Seseorang yang sudah mencapai Penerangan, yaitu Arahat, dikatakan sudah mampu bebas dari kekotoran-kekotoran (asava) nafsu keinginan indria (kama), dumadi (bhava), pandangan salah (ditthi) dan ketidaktahuan (avijja). Keempat kekotoran itu juga disebut empat ikatan (yoga) dan empat banjir (ogha) – lihat istilah “menyeberangi banjir” (7.1, 8.6). Yang mirip dengan kekotoran-kekotoran itu adalah empat anak panah (yang beracun), duri atau kait (salla) dari nafsu keinginan, kebencian, kesombongan, dan pandangan salah. Kekotoran batin yang kasar (kilesa) merupakan istilah lain untuk berbagai macam hal yang mengotori pikiran, seperti belenggu-belenggu (samyojana), rintangan-rintangan (nivarana), kesukaran-kesukaran (ussada), dsb. Semua istilah ini akan ditemukan dalam Udana.

Selain Arahat ada tiga macam murid lain (Ariya savaka), yang maju menuju arah tahap terakhir ini adalah : yang telah memasuki Sang Jalan (stream-enterer) yang dikatakan dilahirkan paling banyak tujuh kali lagi sebelum menuju Nibbana; yang kembali sekali lagi (once-returner) yang akan dilahirkan kembali dalam alam kesenangan indria hanya satu kali lagi; dan yang tak pernah kembali (never-returner) yang mengakhiri samsara setelah dilahirkan kembali di “alam kediaman luhur berbentuk”.

Ini merupakan keterangan ringkas mengenai beberapa istilah yang akan ditemui dalam terjemahan ini. Yang lain akan diterangkan dalam catatan. Bagian-bagian berbentuk prosa yang mendahului “Kotbah-kotbah Inspirasi Buddha”, Udana, dapat dianggap sebagai satu jenis uraian, yang menjelaskan keadaan pendahuluan untuk ajaran-ajaran penting yang ditemukan dalam kotbah itu sendiri. Kotbah itu sendiri, karena begitu ringkas dan padat dan lebih sering dalam syair, menyebabkan cukup banyak kesulitan pada penterjemahan. Sebagai ungkapan-ungkapan ajaran Sang Buddha, kotbah itu memberikan suatu interprestasi yang lebih luas daripada yang dilukiskan dalam keadaan yang melingkupinya. Kadang-kadang kotbah itu tidak persis cocok dengan konteks ucapan-ucapan itu diungkapkan (misalnya 5.2., 5.5.), walaupun dalam kasus-kasus lain (4.5.) cerita dan udana merupakan bagian-bagian yang saling melengkapi. Beberapa udana dapat diinterprestasikan dalam tingkatan yang berbeda, dan beberapa mempunyai arti dan kiasan ganda yang cenderung hilang waktu diterjemahkan.
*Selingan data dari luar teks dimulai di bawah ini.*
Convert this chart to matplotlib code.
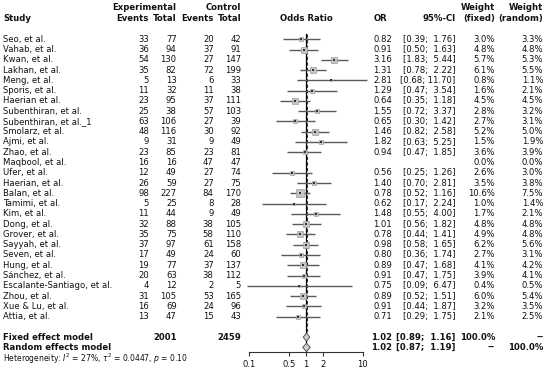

Mungkinkah Udana dulu telah pernah muncul sebagai koleksi yang terpisah dari penjelasan-penjelasan pendahuluannya, seperti misalnya dalam syair-syair Dhammapada? Syair-syair itu juga dilukiskan sebagai Buddha-udana, tetapi cerita-cerita yang diberikan untuk menjelaskan kapan dan dimana syair-syair itu diucapkan ditemukan dalam uraian tersendiri dan tidak dianggap sebagai kata-kata Sang Buddha. Dalam Bab I Udana, kotbah Udana membentuk suatu kelompok yang disatukan oleh tema kata umum “brahmana”, yang menjadi jelas jika dibaca terpisah dari penjelasan-penjelasan pendahuluannya. Jadi bab ini mungkin bisa juga disebut Brahmana-vagga, seperti halnya bab terakhir dari Dhammapada. Begitu juga dengan Bab II yang mempunyai tema yang seragam tentang sukha: kebahagiaan, kegembiraan. Tetapi dalam bab-bab berikutnya, sering tidak ada tema yang dapat dilihat menghubungkan kotbah-kotbah itu.

Udana merupakan suatu antalogi, berbagai potongan yang diambil dari mana-mana dalam Kitab Suci Berbahasa Pali tanpa suatu sistematika yang jelas kecuali yang disebut di atas. Tetapi awal Bab I ini benar-benar berhubungan dengan asal mula perjuangan Sang Buddha di bawah pohon Bodhi dan bab terakhirnya berisikan bahan dari Mahaparinibbana Suttanta, yang menjelaskan hari-hari terakhir Sang Guru sebelum beliau mangkat. Dan kotbah Udana terakhir (8.10.) merupakan suatu akhir yang cocok untuk keseluruhan karya ini.